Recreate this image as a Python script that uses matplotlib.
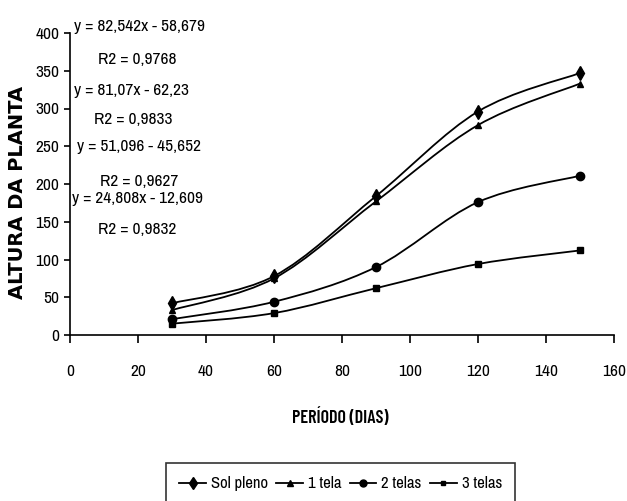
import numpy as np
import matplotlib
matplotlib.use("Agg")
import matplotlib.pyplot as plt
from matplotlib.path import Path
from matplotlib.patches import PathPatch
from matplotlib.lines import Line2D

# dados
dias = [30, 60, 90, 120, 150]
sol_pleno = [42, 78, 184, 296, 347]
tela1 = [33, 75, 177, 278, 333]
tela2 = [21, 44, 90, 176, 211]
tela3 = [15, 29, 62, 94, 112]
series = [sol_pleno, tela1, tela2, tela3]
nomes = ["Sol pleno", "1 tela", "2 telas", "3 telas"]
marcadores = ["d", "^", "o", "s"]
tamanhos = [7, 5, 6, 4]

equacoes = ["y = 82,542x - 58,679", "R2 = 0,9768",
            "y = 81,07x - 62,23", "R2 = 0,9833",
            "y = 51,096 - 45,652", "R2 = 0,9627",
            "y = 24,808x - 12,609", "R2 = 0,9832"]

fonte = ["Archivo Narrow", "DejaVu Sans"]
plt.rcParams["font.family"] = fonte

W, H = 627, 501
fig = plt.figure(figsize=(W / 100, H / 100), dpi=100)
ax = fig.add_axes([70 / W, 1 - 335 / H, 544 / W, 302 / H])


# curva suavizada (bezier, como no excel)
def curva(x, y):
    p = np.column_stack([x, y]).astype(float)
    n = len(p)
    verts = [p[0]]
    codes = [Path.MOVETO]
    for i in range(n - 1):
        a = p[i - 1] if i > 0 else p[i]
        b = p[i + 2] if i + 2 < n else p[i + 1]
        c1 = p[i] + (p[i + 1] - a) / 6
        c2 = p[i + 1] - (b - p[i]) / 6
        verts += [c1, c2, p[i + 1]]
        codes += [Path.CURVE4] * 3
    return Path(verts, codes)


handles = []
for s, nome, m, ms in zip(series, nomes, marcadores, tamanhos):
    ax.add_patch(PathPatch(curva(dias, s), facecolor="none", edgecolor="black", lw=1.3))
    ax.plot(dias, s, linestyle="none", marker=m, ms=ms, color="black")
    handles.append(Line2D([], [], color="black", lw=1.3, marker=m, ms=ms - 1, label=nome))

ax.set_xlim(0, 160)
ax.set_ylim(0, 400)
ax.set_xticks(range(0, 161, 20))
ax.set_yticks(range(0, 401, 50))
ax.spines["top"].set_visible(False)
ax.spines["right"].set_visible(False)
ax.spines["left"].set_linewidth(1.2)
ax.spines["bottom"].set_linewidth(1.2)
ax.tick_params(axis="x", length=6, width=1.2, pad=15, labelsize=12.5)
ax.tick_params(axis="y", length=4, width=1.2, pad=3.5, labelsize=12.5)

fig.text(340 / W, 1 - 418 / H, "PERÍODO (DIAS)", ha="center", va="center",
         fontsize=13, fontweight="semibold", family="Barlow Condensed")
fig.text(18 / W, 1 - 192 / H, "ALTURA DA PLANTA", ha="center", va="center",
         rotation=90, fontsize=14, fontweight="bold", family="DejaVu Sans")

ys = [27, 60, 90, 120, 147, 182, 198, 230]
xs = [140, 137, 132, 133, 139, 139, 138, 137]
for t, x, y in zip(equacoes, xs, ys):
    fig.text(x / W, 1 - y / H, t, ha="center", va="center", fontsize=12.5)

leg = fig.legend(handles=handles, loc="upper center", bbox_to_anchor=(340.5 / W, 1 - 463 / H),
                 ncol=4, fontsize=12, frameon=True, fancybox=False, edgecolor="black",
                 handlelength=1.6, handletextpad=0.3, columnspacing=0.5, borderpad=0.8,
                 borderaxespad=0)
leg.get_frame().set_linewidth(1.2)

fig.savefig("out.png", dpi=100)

----

Set out every line from the material that contains the string "matplotlib".

Recreate this image as a Python script that uses matplotlib.
import matplotlib
matplotlib.use("Agg")
import matplotlib.pyplot as plt
from matplotlib.path import Path
from matplotlib.patches import PathPatch
from matplotlib.lines import Line2D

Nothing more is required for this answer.